As it’s odd rise to free to play fame peaked, Flappy Bird’s developer, Dong Nguyen, took to Twitter on Sunday, quite out of the blue, saying “I’m sorry ‘Flappy Bird’ users, 22 hours from now, I will take ‘Flappy Bird’ down. I cannot take this anymore.”. What exactly Nguyen cannot take is still not completely clear from what I’ve read, though he did say in a later tweet that legal issues (which were considered possible due to the games obvious use of Mario-like art) did not play a role in the decision. It may be due to the overall lukewarm response from both critics and fans? Who knows! Regardless, Nguyen was true to his word, and as of now, you can now longer download the Flappy Bird app on any device.
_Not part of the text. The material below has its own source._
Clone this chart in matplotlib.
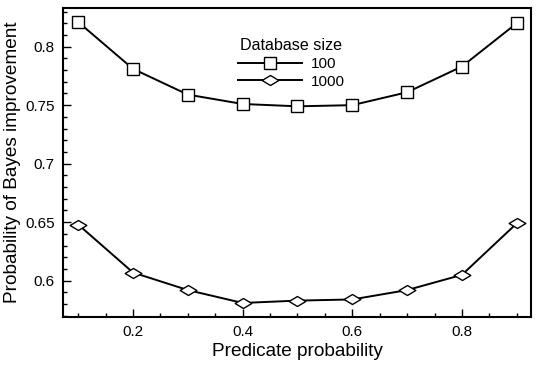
import matplotlib
matplotlib.use("Agg")
import matplotlib.pyplot as plt
from matplotlib.path import Path
from matplotlib.ticker import MultipleLocator
import numpy as np

plt.rcParams['font.family'] = ['Liberation Sans', 'DejaVu Sans']

x = [0.1, 0.2, 0.3, 0.4, 0.5, 0.6, 0.7, 0.8, 0.9]
size_100 = [0.821, 0.781, 0.759, 0.751, 0.749, 0.750, 0.761, 0.783, 0.820]
size_1000 = [0.648, 0.607, 0.592, 0.581, 0.583, 0.584, 0.592, 0.605, 0.649]
xticks = [0.2, 0.4, 0.6, 0.8]
yticks = [0.6, 0.65, 0.7, 0.75, 0.8]

diamond = Path([(-1, 0), (0, 0.6), (1, 0), (0, -0.6), (-1, 0)],
               [Path.MOVETO, Path.LINETO, Path.LINETO, Path.LINETO, Path.CLOSEPOLY])

fig = plt.figure(figsize=(5.4, 3.81), dpi=100)
ax = fig.add_axes([63/540, 1-317/381, (531-63)/540, (317-8)/381])

ax.plot(x, size_100, color='black', lw=1.4, marker='s', ms=8.5,
        mfc='white', mec='black', mew=1.0, label='100')
ax.plot(x, size_1000, color='black', lw=1.4, marker=diamond, ms=12,
        mfc='white', mec='black', mew=1.0, label='1000')

ax.set_xlim(0.0723, 0.926)
ax.set_ylim(0.569, 0.833)
ax.set_xticks(xticks)
ax.set_xticklabels([f"{t:g}" for t in xticks])
ax.set_yticks(yticks)
ax.set_yticklabels([f"{t:g}" for t in yticks])
ax.xaxis.set_minor_locator(MultipleLocator(0.05))
ax.yaxis.set_minor_locator(MultipleLocator(0.01))
ax.tick_params(which='major', direction='in', length=6, width=1, labelsize=11,
               top=False, right=False, pad=6)
ax.tick_params(which='minor', direction='in', length=3, width=1, top=False, right=False)
for s in ax.spines.values():
    s.set_linewidth(1.5)

ax.set_xlabel('Predicate probability', fontsize=13.7, labelpad=3)
ax.set_ylabel('Probability of Bayes improvement', fontsize=13.7, labelpad=3)

leg = ax.legend(title='Database size', loc='upper left',
                bbox_to_anchor=((234.7 - 63) / 468, (317 - 35) / 309),
                borderaxespad=0,
                frameon=False, fontsize=11, title_fontsize=11.6, handlelength=4.2,
                borderpad=0.2, labelspacing=0.25, handletextpad=0.6)

fig.savefig('out.png', dpi=100)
The whole thing is insane if you ask me.
And now in the final leg of our journey, on Monday, 2.10.14, devices that already had Flappy Bird installed began to appear on eBay. That’s right, people were selling their Flappy Bird enabled devices… And people were actually buying them! One listing this morning had a $94,000 bid before the listing suddenly disappeared. Reports yesterday had a device selling for upwards of $15,000. Again, insanity.
So all in all Flappy bird will forever leave its small mark on the behemoth that is the internet. The story is one that will be told for days, maybe even weeks to come. And in time as it’s relative to the internet, that may as well be a generations.